**GIVEN TASK**
From the material below, list every line containing "this".

**RECORD EXCERPTS**
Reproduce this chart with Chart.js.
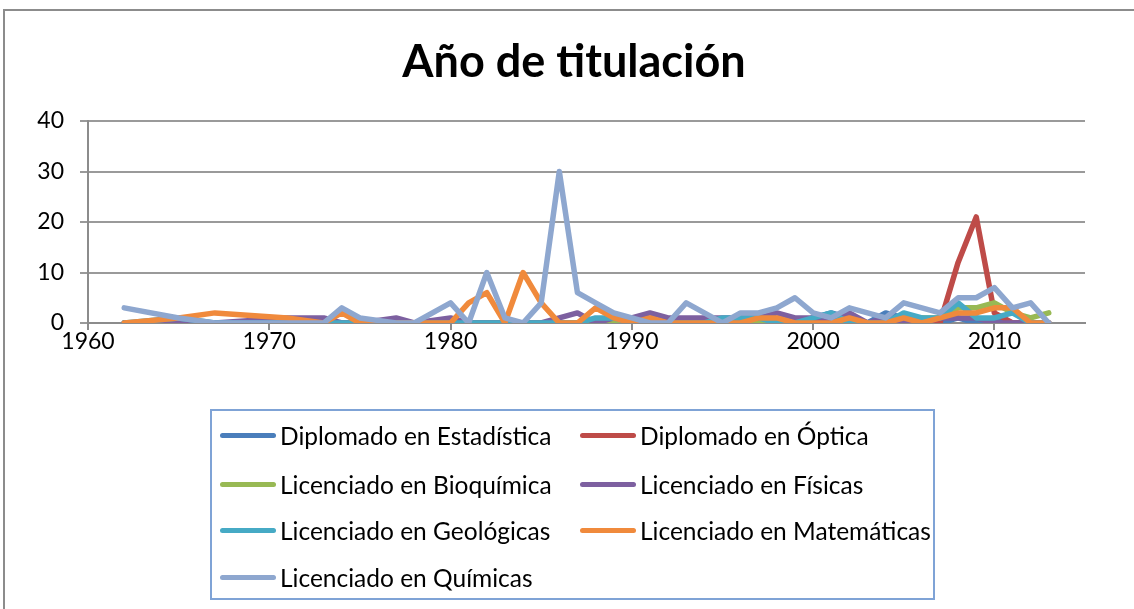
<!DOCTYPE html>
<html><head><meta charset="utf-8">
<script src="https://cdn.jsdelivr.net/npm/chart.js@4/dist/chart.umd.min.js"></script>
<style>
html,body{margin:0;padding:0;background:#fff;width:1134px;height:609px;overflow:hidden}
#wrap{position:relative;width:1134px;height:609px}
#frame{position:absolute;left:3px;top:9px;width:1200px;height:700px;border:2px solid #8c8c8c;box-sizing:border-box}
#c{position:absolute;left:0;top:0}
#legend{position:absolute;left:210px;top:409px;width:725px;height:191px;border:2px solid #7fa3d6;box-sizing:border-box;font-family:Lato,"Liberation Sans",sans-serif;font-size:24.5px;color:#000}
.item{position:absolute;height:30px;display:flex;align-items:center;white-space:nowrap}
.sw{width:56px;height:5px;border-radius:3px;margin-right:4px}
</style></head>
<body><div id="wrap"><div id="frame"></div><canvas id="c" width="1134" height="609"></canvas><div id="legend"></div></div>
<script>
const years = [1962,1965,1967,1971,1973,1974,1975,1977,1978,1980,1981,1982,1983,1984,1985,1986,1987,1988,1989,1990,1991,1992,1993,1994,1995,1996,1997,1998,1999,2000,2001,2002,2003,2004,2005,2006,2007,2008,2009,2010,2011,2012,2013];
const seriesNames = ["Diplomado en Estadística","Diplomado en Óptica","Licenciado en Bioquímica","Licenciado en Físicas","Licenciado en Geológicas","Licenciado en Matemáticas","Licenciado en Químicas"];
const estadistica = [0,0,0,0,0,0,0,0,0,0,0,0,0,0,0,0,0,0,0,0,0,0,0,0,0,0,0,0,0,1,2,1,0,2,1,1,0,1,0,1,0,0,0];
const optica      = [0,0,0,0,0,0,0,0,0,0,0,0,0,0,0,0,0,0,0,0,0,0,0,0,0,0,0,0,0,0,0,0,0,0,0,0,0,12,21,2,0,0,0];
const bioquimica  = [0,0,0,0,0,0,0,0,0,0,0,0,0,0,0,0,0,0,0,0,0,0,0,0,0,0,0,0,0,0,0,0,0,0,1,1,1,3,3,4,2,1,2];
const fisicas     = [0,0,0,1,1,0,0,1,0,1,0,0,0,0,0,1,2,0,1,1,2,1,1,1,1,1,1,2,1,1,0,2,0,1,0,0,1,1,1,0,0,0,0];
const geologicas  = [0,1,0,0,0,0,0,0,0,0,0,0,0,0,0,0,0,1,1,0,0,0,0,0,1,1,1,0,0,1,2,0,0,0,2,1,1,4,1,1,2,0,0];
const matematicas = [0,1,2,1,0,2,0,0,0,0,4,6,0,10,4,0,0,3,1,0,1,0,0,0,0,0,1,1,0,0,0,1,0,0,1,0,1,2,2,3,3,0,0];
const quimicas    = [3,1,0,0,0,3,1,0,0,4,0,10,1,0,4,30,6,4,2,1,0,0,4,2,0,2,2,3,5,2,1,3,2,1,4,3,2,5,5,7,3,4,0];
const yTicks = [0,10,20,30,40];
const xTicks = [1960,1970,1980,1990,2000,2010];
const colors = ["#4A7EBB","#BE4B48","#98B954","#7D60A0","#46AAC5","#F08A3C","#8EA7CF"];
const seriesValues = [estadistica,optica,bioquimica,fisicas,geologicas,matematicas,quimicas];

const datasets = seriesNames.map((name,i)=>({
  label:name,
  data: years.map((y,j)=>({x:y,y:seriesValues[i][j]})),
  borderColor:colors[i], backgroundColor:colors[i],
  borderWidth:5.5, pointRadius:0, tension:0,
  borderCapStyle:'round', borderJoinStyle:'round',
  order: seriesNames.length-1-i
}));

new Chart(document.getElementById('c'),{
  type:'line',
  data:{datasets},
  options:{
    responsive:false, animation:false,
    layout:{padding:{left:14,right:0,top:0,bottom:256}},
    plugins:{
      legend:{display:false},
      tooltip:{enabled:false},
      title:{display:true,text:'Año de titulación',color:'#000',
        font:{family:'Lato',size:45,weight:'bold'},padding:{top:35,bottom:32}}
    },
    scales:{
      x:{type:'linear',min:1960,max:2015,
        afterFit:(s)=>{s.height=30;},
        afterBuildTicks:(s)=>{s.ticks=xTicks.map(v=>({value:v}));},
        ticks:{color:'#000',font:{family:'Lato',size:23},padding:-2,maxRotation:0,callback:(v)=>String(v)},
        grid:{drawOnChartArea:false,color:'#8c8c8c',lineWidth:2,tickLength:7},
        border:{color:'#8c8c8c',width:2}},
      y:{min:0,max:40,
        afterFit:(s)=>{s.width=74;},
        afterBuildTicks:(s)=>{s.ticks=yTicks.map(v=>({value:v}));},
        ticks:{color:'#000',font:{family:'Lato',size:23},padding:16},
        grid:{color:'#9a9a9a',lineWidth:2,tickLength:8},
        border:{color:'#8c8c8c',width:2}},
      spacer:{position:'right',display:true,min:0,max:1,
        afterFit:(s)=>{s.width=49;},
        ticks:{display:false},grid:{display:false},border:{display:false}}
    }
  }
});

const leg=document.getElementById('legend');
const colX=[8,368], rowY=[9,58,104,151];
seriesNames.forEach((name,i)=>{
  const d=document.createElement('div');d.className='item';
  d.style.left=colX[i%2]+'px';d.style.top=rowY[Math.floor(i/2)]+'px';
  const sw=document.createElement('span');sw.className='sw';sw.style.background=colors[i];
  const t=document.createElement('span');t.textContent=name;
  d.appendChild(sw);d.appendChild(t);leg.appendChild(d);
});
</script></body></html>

--

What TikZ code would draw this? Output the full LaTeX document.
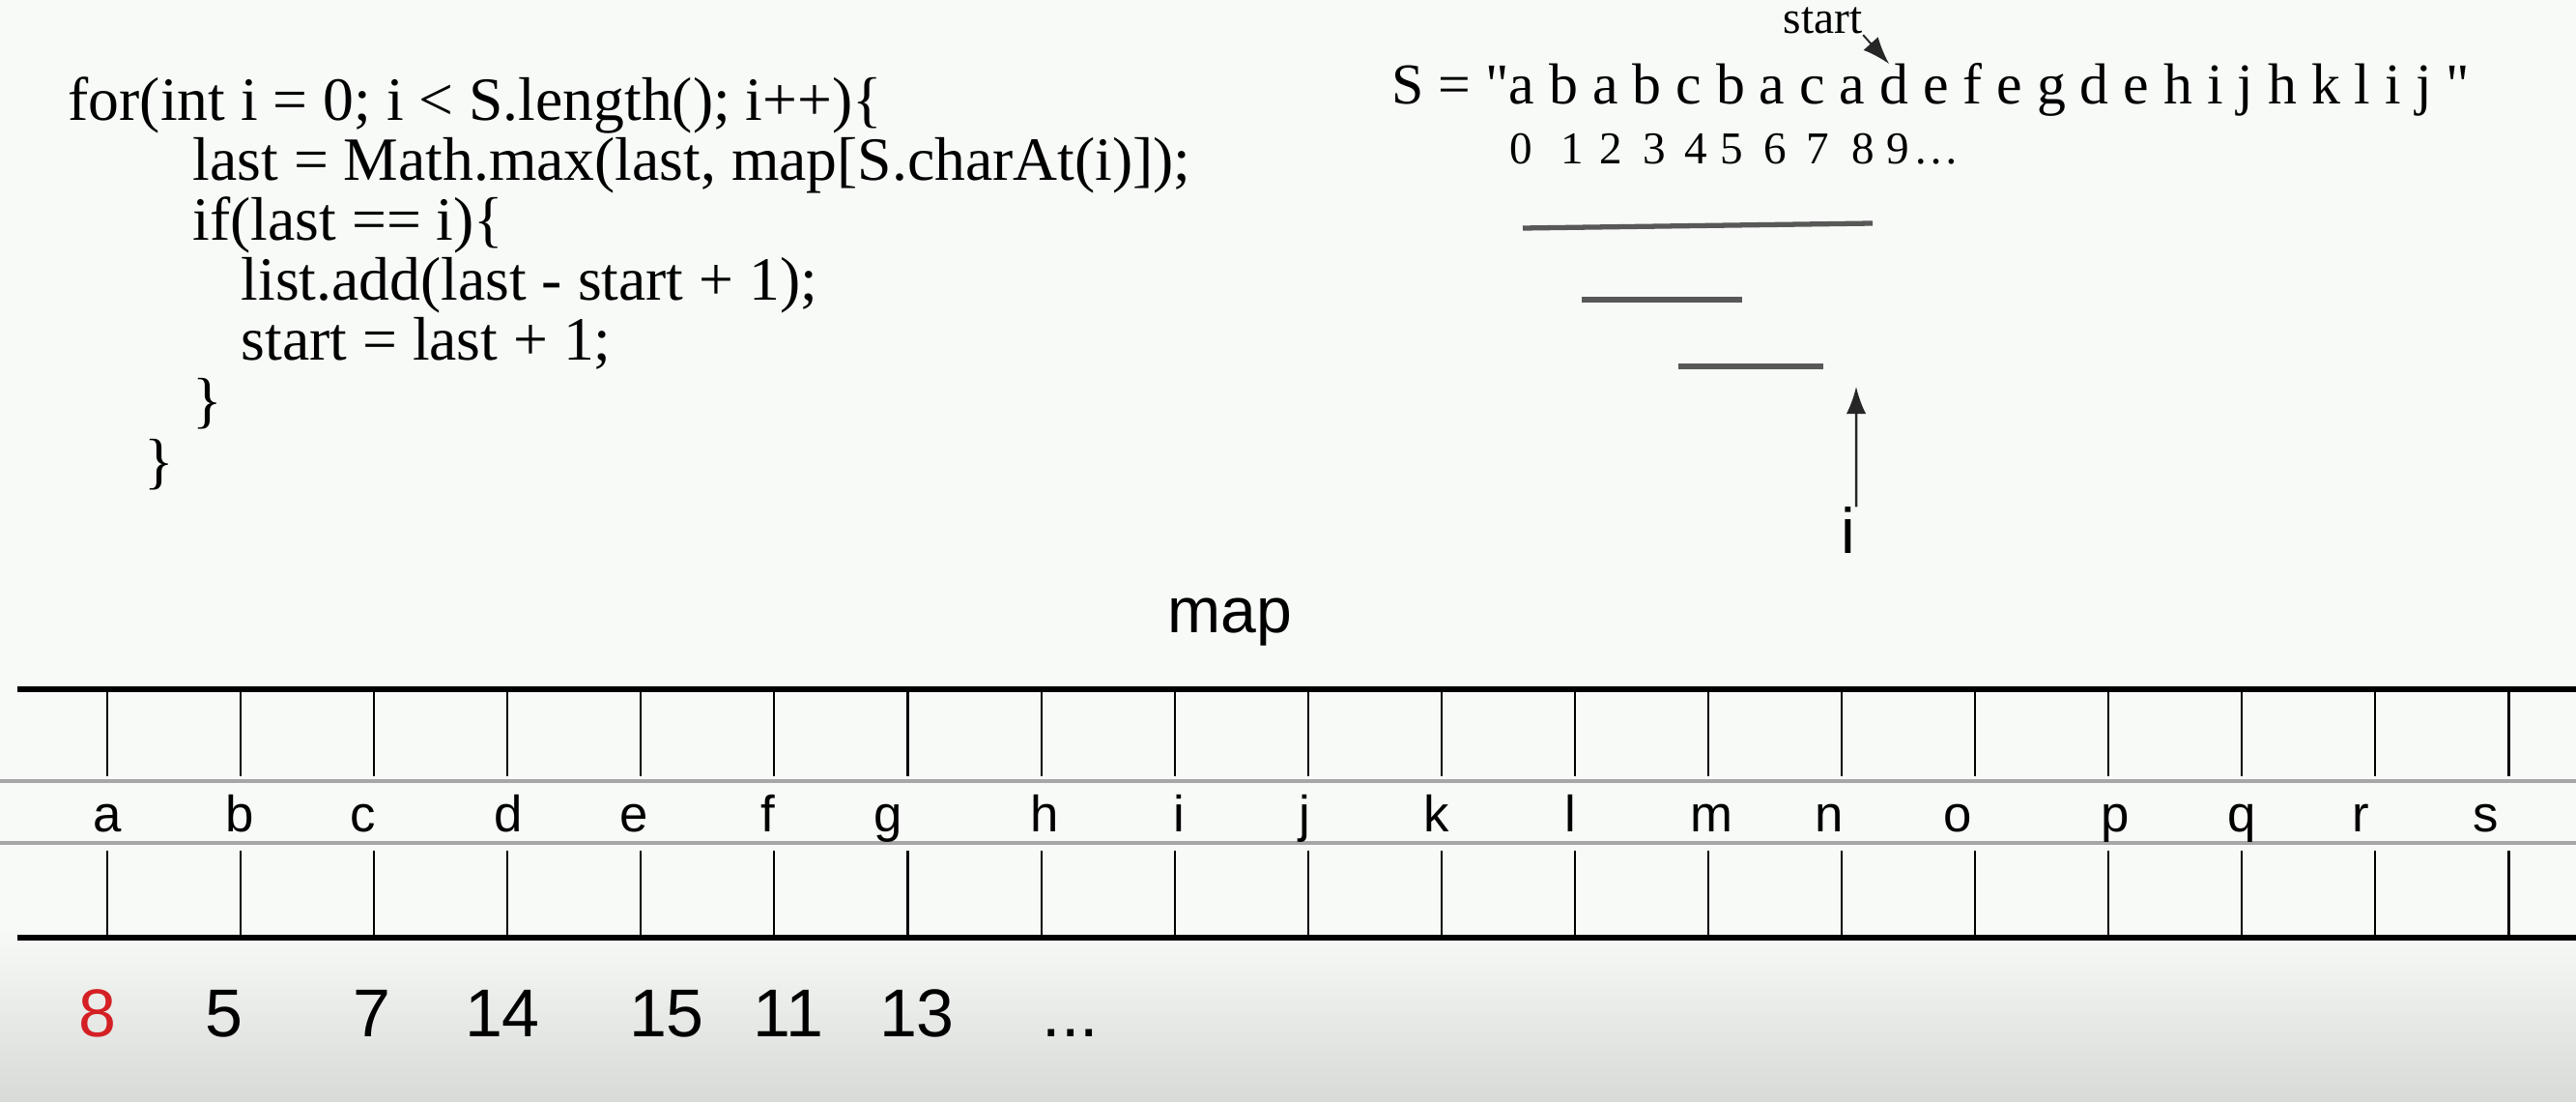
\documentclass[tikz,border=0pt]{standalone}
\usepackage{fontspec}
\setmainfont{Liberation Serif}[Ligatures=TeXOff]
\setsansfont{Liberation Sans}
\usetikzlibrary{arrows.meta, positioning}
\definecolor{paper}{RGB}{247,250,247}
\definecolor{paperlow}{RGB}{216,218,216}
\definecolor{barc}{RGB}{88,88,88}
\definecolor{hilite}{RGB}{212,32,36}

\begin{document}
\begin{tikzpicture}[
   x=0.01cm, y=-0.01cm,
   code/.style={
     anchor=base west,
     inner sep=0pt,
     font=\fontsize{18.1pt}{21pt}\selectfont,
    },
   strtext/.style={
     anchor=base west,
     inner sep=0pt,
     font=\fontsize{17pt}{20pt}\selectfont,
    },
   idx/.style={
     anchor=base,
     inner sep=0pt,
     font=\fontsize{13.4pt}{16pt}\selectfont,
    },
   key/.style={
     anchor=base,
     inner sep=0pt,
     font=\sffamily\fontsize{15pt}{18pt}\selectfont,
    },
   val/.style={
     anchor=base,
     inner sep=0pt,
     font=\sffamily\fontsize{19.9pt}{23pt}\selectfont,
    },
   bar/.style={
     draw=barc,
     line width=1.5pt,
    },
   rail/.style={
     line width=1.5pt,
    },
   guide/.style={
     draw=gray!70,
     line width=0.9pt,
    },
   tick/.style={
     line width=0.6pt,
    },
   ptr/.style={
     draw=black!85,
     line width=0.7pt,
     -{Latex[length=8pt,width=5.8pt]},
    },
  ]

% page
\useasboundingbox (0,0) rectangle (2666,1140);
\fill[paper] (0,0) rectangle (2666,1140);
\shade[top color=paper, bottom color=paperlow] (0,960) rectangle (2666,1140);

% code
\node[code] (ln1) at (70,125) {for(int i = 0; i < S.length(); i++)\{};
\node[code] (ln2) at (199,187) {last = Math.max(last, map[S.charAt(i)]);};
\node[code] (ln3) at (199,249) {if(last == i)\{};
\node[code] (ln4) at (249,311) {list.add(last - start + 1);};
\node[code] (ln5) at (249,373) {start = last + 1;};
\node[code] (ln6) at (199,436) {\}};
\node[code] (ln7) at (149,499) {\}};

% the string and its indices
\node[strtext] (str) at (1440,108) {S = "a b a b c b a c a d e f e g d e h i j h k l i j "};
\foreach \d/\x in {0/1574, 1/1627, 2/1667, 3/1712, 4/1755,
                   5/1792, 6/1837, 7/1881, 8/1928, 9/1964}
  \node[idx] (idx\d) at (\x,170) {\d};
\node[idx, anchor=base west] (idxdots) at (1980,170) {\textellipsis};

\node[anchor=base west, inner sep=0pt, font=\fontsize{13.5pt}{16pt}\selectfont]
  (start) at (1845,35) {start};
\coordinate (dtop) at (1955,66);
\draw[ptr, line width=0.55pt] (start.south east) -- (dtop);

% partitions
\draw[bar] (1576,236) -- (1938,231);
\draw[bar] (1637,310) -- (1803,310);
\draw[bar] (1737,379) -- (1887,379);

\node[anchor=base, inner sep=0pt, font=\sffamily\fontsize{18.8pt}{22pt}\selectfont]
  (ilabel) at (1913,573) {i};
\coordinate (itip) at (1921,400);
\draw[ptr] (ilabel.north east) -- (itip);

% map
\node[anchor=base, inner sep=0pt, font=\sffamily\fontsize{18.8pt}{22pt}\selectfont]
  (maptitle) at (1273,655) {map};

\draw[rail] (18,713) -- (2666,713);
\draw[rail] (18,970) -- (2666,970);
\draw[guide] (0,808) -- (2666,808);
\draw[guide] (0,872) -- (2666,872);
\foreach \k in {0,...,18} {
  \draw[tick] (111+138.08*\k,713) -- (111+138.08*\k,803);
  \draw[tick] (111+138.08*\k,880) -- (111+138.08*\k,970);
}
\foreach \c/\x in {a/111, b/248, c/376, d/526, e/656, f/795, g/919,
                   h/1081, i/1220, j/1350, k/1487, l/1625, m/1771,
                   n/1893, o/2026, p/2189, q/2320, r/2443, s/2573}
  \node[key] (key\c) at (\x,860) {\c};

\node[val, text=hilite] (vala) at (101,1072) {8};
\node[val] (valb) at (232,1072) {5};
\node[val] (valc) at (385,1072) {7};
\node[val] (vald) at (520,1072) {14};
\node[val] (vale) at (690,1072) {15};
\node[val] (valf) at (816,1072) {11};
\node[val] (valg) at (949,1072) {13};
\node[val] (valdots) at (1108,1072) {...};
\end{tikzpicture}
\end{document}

**COMPLETE OUTPUT**
Reproduce this chart with Chart.js.
What TikZ code would draw this? Output the full LaTeX document.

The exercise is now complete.